• Collected material:
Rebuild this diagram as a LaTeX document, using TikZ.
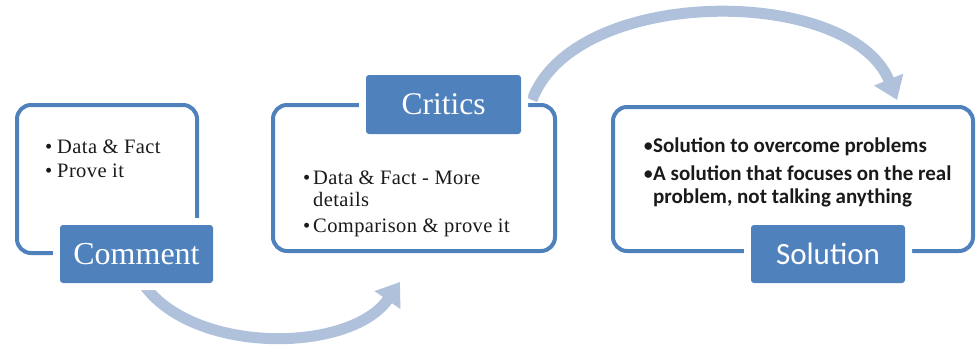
\documentclass[tikz,border=0pt]{standalone}
\usepackage{fontspec}
\setmainfont{Liberation Serif}
\newfontfamily\calibri{Carlito}
\newfontfamily\widserif[LetterSpace=2]{Liberation Serif}
\usetikzlibrary{arrows.meta}
\definecolor{oblue}{HTML}{4F81BD}
\definecolor{larrow}{HTML}{B0C1DC}
\definecolor{txt}{HTML}{1A1A1A}
\newcommand{\sbul}{{\mdseries\textbullet}}
\begin{document}
\begin{tikzpicture}[x=1pt,y=-1pt,
  card/.style={draw=oblue, line width=4pt, fill=white, rounded corners=14pt, inner sep=0pt},
  tag/.style={fill=oblue, text=white, rounded corners=3pt, inner sep=0pt,
    preaction={draw=white, line width=14pt}},
  flow/.style={draw=larrow, line width=11pt, -{Triangle[width=30pt,length=22pt]}},
  serifline/.style={anchor=base west, inner sep=0pt, text=txt, font=\widserif\fontsize{20.5}{24}\selectfont},
  sansline/.style={anchor=base west, inner sep=0pt, text=txt, font=\calibri\bfseries\fontsize{21}{24}\selectfont},
]
\useasboundingbox (0,0) rectangle (976,345);
\fill[white] (0,0) rectangle (976,345);

% arrows
\coordinate (a1s) at (142,282);
\coordinate (a1e) at (400,282);
\coordinate (a2s) at (532,100);
\coordinate (a2e) at (897,100);
\draw[flow] (a1s) .. controls (190,355) and (350,354) .. (a1e);
\draw[flow] (a2s) .. controls (575,-15) and (850,-15) .. (a2e);

% cards
\node[card, minimum width=180pt, minimum height=148pt] (box1) at (107,179) {};
\node[card, minimum width=282pt, minimum height=146pt] (box2) at (414,178) {};
\node[card, minimum width=360pt, minimum height=144pt] (box3) at (793,179) {};

% tags
\node[tag, minimum width=153pt, minimum height=58pt, font=\fontsize{32}{32}\selectfont] (comment) at (136.5,254) {Comment};
\node[tag, minimum width=155pt, minimum height=59pt, font=\fontsize{31.5}{31.5}\selectfont] (critics) at (443.5,104.5) {Critics};
\node[tag, minimum width=154pt, minimum height=58pt, font=\calibri\fontsize{31}{31}\selectfont] (solution) at (828,254) {Solution};

% texts
\node[serifline] (t11) at (45,153) {\makebox[12pt][l]{\textbullet}Data \& Fact};
\node[serifline] (t12) at (45,177) {\makebox[12pt][l]{\textbullet}Prove it};

\node[serifline] (t21) at (303,184) {\makebox[10pt][l]{\textbullet}Data \& Fact - More};
\node[serifline] (t22) at (303,206) {\makebox[10pt][l]{}details};
\node[serifline] (t23) at (303,232) {\makebox[10pt][l]{\textbullet}Comparison \& prove it};

\node[sansline] (t31) at (643,152) {\makebox[10pt][l]{\sbul}Solution to overcome problems};
\node[sansline] (t32) at (643,180) {\makebox[10pt][l]{\sbul}A solution that focuses on the real};
\node[sansline] (t33) at (643,203) {\makebox[10pt][l]{}problem, not talking anything};
\end{tikzpicture}
\end{document}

• Your objective: Reproduce the data above in full, exactly as it is, with the pictures left out.

• Problem solution:
Rebuild this diagram as a LaTeX document, using TikZ.
\documentclass[tikz,border=0pt]{standalone}
\usepackage{fontspec}
\setmainfont{Liberation Serif}
\newfontfamily\calibri{Carlito}
\newfontfamily\widserif[LetterSpace=2]{Liberation Serif}
\usetikzlibrary{arrows.meta}
\definecolor{oblue}{HTML}{4F81BD}
\definecolor{larrow}{HTML}{B0C1DC}
\definecolor{txt}{HTML}{1A1A1A}
\newcommand{\sbul}{{\mdseries\textbullet}}
\begin{document}
\begin{tikzpicture}[x=1pt,y=-1pt,
  card/.style={draw=oblue, line width=4pt, fill=white, rounded corners=14pt, inner sep=0pt},
  tag/.style={fill=oblue, text=white, rounded corners=3pt, inner sep=0pt,
    preaction={draw=white, line width=14pt}},
  flow/.style={draw=larrow, line width=11pt, -{Triangle[width=30pt,length=22pt]}},
  serifline/.style={anchor=base west, inner sep=0pt, text=txt, font=\widserif\fontsize{20.5}{24}\selectfont},
  sansline/.style={anchor=base west, inner sep=0pt, text=txt, font=\calibri\bfseries\fontsize{21}{24}\selectfont},
]
\useasboundingbox (0,0) rectangle (976,345);
\fill[white] (0,0) rectangle (976,345);

% arrows
\coordinate (a1s) at (142,282);
\coordinate (a1e) at (400,282);
\coordinate (a2s) at (532,100);
\coordinate (a2e) at (897,100);
\draw[flow] (a1s) .. controls (190,355) and (350,354) .. (a1e);
\draw[flow] (a2s) .. controls (575,-15) and (850,-15) .. (a2e);

% cards
\node[card, minimum width=180pt, minimum height=148pt] (box1) at (107,179) {};
\node[card, minimum width=282pt, minimum height=146pt] (box2) at (414,178) {};
\node[card, minimum width=360pt, minimum height=144pt] (box3) at (793,179) {};

% tags
\node[tag, minimum width=153pt, minimum height=58pt, font=\fontsize{32}{32}\selectfont] (comment) at (136.5,254) {Comment};
\node[tag, minimum width=155pt, minimum height=59pt, font=\fontsize{31.5}{31.5}\selectfont] (critics) at (443.5,104.5) {Critics};
\node[tag, minimum width=154pt, minimum height=58pt, font=\calibri\fontsize{31}{31}\selectfont] (solution) at (828,254) {Solution};

% texts
\node[serifline] (t11) at (45,153) {\makebox[12pt][l]{\textbullet}Data \& Fact};
\node[serifline] (t12) at (45,177) {\makebox[12pt][l]{\textbullet}Prove it};

\node[serifline] (t21) at (303,184) {\makebox[10pt][l]{\textbullet}Data \& Fact - More};
\node[serifline] (t22) at (303,206) {\makebox[10pt][l]{}details};
\node[serifline] (t23) at (303,232) {\makebox[10pt][l]{\textbullet}Comparison \& prove it};

\node[sansline] (t31) at (643,152) {\makebox[10pt][l]{\sbul}Solution to overcome problems};
\node[sansline] (t32) at (643,180) {\makebox[10pt][l]{\sbul}A solution that focuses on the real};
\node[sansline] (t33) at (643,203) {\makebox[10pt][l]{}problem, not talking anything};
\end{tikzpicture}
\end{document}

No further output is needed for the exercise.